Net zero also cannot be simultaneously reached for all groups since there are high emitters and low emitters in a group. Low emitters will likely reach it earlier than high emitters if they have sufficient resources and funding. The costs associated with high emitters achieving net zero would be substantial relative to low emitters.

Aside from this, the biggest problem isn’t the ambition to get to net zero, but how we get there. How should high emitters such as India and China, get to net zero in a feasible and efficient manner? India, for example, could focus on decarbonising its electricity sector. Soaring energy prices can also help support the financial attractiveness of clean energy generation.

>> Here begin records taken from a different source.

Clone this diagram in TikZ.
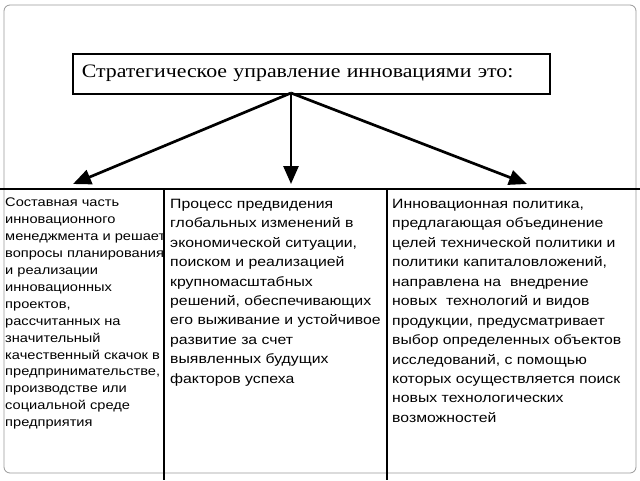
\documentclass[tikz,border=0pt]{standalone}
\usepackage{fontspec}
\setmainfont{Liberation Serif}
\setsansfont{Liberation Sans}
\newfontfamily\widesans[FakeStretch=1.17]{Liberation Sans}
\newfontfamily\wideserif[FakeStretch=1.15]{Liberation Serif}
\usetikzlibrary{arrows.meta}

\begin{document}
\begin{tikzpicture}[x=1pt, y=-1pt,
    titlebox/.style={draw, line width=1.5pt, anchor=north west, minimum width=477pt,
      minimum height=40pt, inner xsep=9pt, text width=459pt, align=left,
      font=\wideserif\fontsize{19}{23}\selectfont},
    coltext/.style={anchor=north west, inner sep=0pt, align=left},
    arr/.style={line width=2.7pt, -{Triangle[length=18pt, width=15pt]}}]

    \useasboundingbox (0,0) rectangle (640,480);

    % frame and columns
    \draw[gray!80, line width=0.8pt, rounded corners=6pt] (4,5) rectangle (636,473);
    \draw[line width=1.4pt] (0,189) -- (640,189);
    \foreach \x in {164,387}
      \draw[line width=1.4pt] (\x,189) -- (\x,480);

    \node[titlebox] (title) at (72,53) {Стратегическое управление инновациями это:};

    \coordinate (apex) at (291,93);
    \coordinate (tipA) at (73,184);
    \coordinate (tipB) at (291,184);
    \coordinate (tipC) at (527,184);
    \foreach \t in {tipA,tipB,tipC}
      \draw[arr] (apex) -- (\t);

    \node[coltext, font=\widesans\fontsize{12.5}{16.9}\selectfont] (colA) at (5,198)
      {Составная часть\\ инновационного\\ менеджмента и решает\\ вопросы планирования\\
       и реализации\\ инновационных\\ проектов,\\ рассчитанных на\\ значительный\\
       качественный скачок в\\ предпринимательстве,\\ производстве или\\
       социальной среде\\ предприятия};

    \node[coltext, font=\widesans\fontsize{13.5}{19.4}\selectfont] (colB) at (170,199)
      {Процесс предвидения\\ глобальных изменений в\\ экономической ситуации,\\
       поиском и реализацией\\ крупномасштабных\\ решений, обеспечивающих\\
       его выживание и устойчивое\\ развитие за счет\\ выявленных будущих\\ факторов успеха};

    \node[coltext, font=\widesans\fontsize{13.5}{19.45}\selectfont] (colC) at (392,199)
      {Инновационная политика,\\ предлагающая объединение\\ целей технической политики и\\
       политики капиталовложений,\\ направлена на~ внедрение\\ новых~ технологий и видов\\
       продукции, предусматривает\\ выбор определенных объектов\\ исследований, с помощью\\
       которых осуществляется поиск\\ новых технологических\\ возможностей};

\end{tikzpicture}
\end{document}
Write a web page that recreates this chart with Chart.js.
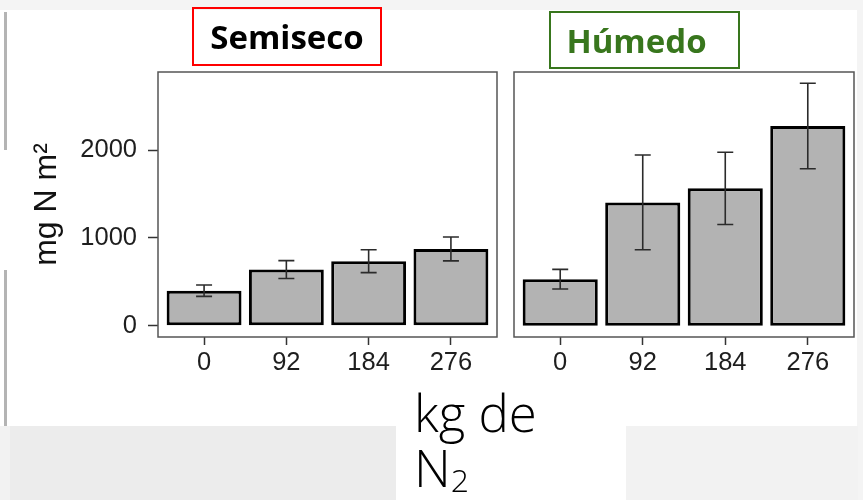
<!DOCTYPE html>
<html>
<head>
<meta charset="utf-8">
<script src="https://cdn.jsdelivr.net/npm/chart.js@4.4.1/dist/chart.umd.min.js"></script>
<style>
html,body{margin:0;padding:0;}
body{width:863px;height:500px;position:relative;overflow:hidden;background:#f4f4f4;}
.abs{position:absolute;}
.tbox{position:absolute;box-sizing:border-box;display:flex;align-items:center;justify-content:center;font-family:'Open Sans',sans-serif;font-weight:700;font-size:33px;line-height:1;}
#xl{position:absolute;left:414px;top:385px;font-family:'Open Sans',sans-serif;font-weight:300;font-size:51px;line-height:55px;color:#000;white-space:nowrap;}
#xl span{font-size:32px;line-height:0;vertical-align:-5px;}
</style>
</head>
<body>
<div class="abs" style="left:0;top:10px;width:857px;height:416px;background:#fff"></div>
<div class="abs" style="left:0;top:426px;width:10px;height:74px;background:#f2f2f2"></div>
<div class="abs" style="left:10px;top:426px;width:386px;height:74px;background:#ececec"></div>
<div class="abs" style="left:396px;top:426px;width:230px;height:74px;background:#fff"></div>
<div class="abs" style="left:626px;top:426px;width:232px;height:74px;background:#f2f2f2"></div>
<div class="abs" style="left:4px;top:12px;width:3px;height:138px;background:#b4b4b4"></div>
<div class="abs" style="left:4px;top:270px;width:3px;height:156px;background:#b4b4b4"></div>

<canvas id="c1" class="abs" style="left:0;top:0" width="505" height="400"></canvas>
<canvas id="c2" class="abs" style="left:505px;top:0" width="358" height="400"></canvas>

<div id="t1" class="tbox" style="left:192px;top:7px;width:190px;height:59px;border:2px solid #ff0000;color:#000;"></div>
<div id="t2" class="tbox" style="left:549px;top:11px;width:191px;height:58px;border:2px solid #38761d;color:#38761d;padding-right:16px;"></div>
<div id="xl"></div>

<script>
// ---- data ----
const categories = ['0', '92', '184', '276'];
const semisecoValues = [400, 640, 735, 875];
const semisecoErrors = [65, 102, 130, 136];
const humedoValues = [530, 1405, 1565, 2275];
const humedoErrors = [112, 540, 411, 487];
const yTickValues = [0, 1000, 2000];
const yMin = -128;
const yMax = 2890;
const panelTitles = ['Semiseco', 'Húmedo'];
const yAxisTitle = 'mg N m²';
const xAxisTitleLines = ['kg de', 'N', '2'];

document.getElementById('t1').textContent = panelTitles[0];
document.getElementById('t2').textContent = panelTitles[1];
const xl = document.getElementById('xl');
xl.appendChild(document.createTextNode(xAxisTitleLines[0]));
xl.appendChild(document.createElement('br'));
xl.appendChild(document.createTextNode(xAxisTitleLines[1]));
const sub = document.createElement('span');
sub.textContent = xAxisTitleLines[2];
xl.appendChild(sub);

const tickFont = {family: "'Liberation Sans', Arial, sans-serif", size: 25.5};
const tickColor = '#1e1e1e';

const errorBarPlugin = {
  id: 'errorBars',
  afterDatasetsDraw(chart, args, opts) {
    const {ctx} = chart;
    const x = chart.scales.x, y = chart.scales.y;
    const ds = chart.data.datasets[0];
    const errs = opts.errors || [];
    ctx.save();
    ctx.strokeStyle = '#2b2b2b';
    ctx.lineWidth = 1.6;
    ds.data.forEach((pt, i) => {
      const px = x.getPixelForValue(pt.x);
      const top = y.getPixelForValue(pt.y + errs[i]);
      const bot = y.getPixelForValue(pt.y - errs[i]);
      ctx.beginPath();
      ctx.moveTo(px, top); ctx.lineTo(px, bot);
      ctx.moveTo(px - 8, top); ctx.lineTo(px + 8, top);
      ctx.moveTo(px - 8, bot); ctx.lineTo(px + 8, bot);
      ctx.stroke();
    });
    ctx.restore();
  }
};

const panelBorderPlugin = {
  id: 'panelBorder',
  afterDraw(chart) {
    const {ctx, chartArea: a} = chart;
    ctx.save();
    ctx.strokeStyle = '#555';
    ctx.lineWidth = 1.5;
    ctx.strokeRect(a.left, a.top, a.right - a.left, a.bottom - a.top);
    ctx.restore();
  }
};

function makePanel(canvasId, values, errors, showY, padding) {
  return new Chart(document.getElementById(canvasId), {
    type: 'bar',
    data: {
      datasets: [{
        data: values.map((v, i) => ({x: i, y: v})),
        backgroundColor: '#b3b3b3',
        borderColor: '#000',
        borderWidth: 3,
        borderSkipped: false,
        barPercentage: 0.91,
        categoryPercentage: 1.0
      }]
    },
    options: {
      responsive: false,
      animation: false,
      layout: {padding: padding},
      plugins: {
        legend: {display: false},
        tooltip: {enabled: false},
        errorBars: {errors: errors}
      },
      scales: {
        x: {
          type: 'linear',
          offset: false,
          min: -0.56,
          max: 3.56,
          afterBuildTicks: s => { s.ticks = categories.map((c, i) => ({value: i})); },
          ticks: {
            callback: v => categories[v],
            font: tickFont,
            color: tickColor,
            padding: 3,
            autoSkip: false,
            maxRotation: 0
          },
          grid: {offset: false, drawOnChartArea: false, drawTicks: true, tickLength: 8, tickColor: '#333', tickWidth: 1.5, color: '#333'},
          border: {display: false},
          afterFit: s => { s.height = 50; }
        },
        y: {
          display: showY,
          min: yMin,
          max: yMax,
          afterBuildTicks: s => { s.ticks = yTickValues.map(v => ({value: v})); },
          ticks: {font: tickFont, color: tickColor, padding: 11, callback: v => String(v)},
          grid: {drawOnChartArea: false, drawTicks: true, tickLength: 10, tickColor: '#333', tickWidth: 1.5, color: '#333'},
          border: {display: false},
          title: {
            display: true,
            text: yAxisTitle,
            font: {family: "'Liberation Sans', Arial, sans-serif", size: 32},
            color: '#111',
            padding: {top: 28, bottom: 0}
          },
          afterFit: s => { if (showY) s.width = 158; }
        }
      }
    },
    plugins: [errorBarPlugin, panelBorderPlugin]
  });
}

makePanel('c1', semisecoValues, semisecoErrors, true, {left: 0, top: 72, right: 8, bottom: 13});
makePanel('c2', humedoValues, humedoErrors, false, {left: 9, top: 72, right: 9, bottom: 13});
</script>
</body>
</html>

Opportunities for asset managers

Climate change is creating new forms of investment opportunities and financial risks that asset owners and asset managers need to consider when allocating capital. It is imperative that asset managers consider the disclosure of climate investments and risks since they transform to investment risk in their books, and need to be measured, sized and scoped.

Asset managers need to be part of the global economic transformation conversation and not just be writing up investment policy statements that simply echo the net zero pledges.

Walking the talk

To move the needle on climate action, mainstream economies need to get in step with climate science. Countries – and the asset management industry – should therefore not lose sight of the substantial economic benefits from investments in decarbonisation. It also means walking the talk. As fiduciaries, asset managers should avoid greenwashing and excessive public relations stunts involving sustainable and net zero investing.

We need a joint all-of-government, academic and private sector effort to establish proper estimates of costs, set reasonable targets commensurate with those costs, disclose well-defined risks so that investors are aware of them, form economic policy that considers the urgency of climate issues and provides the appropriate “nudges”, and calculate economic growth adjusted for emissions such that it gives a true picture of the state of the global economy and helps guide sound, science-based public policy.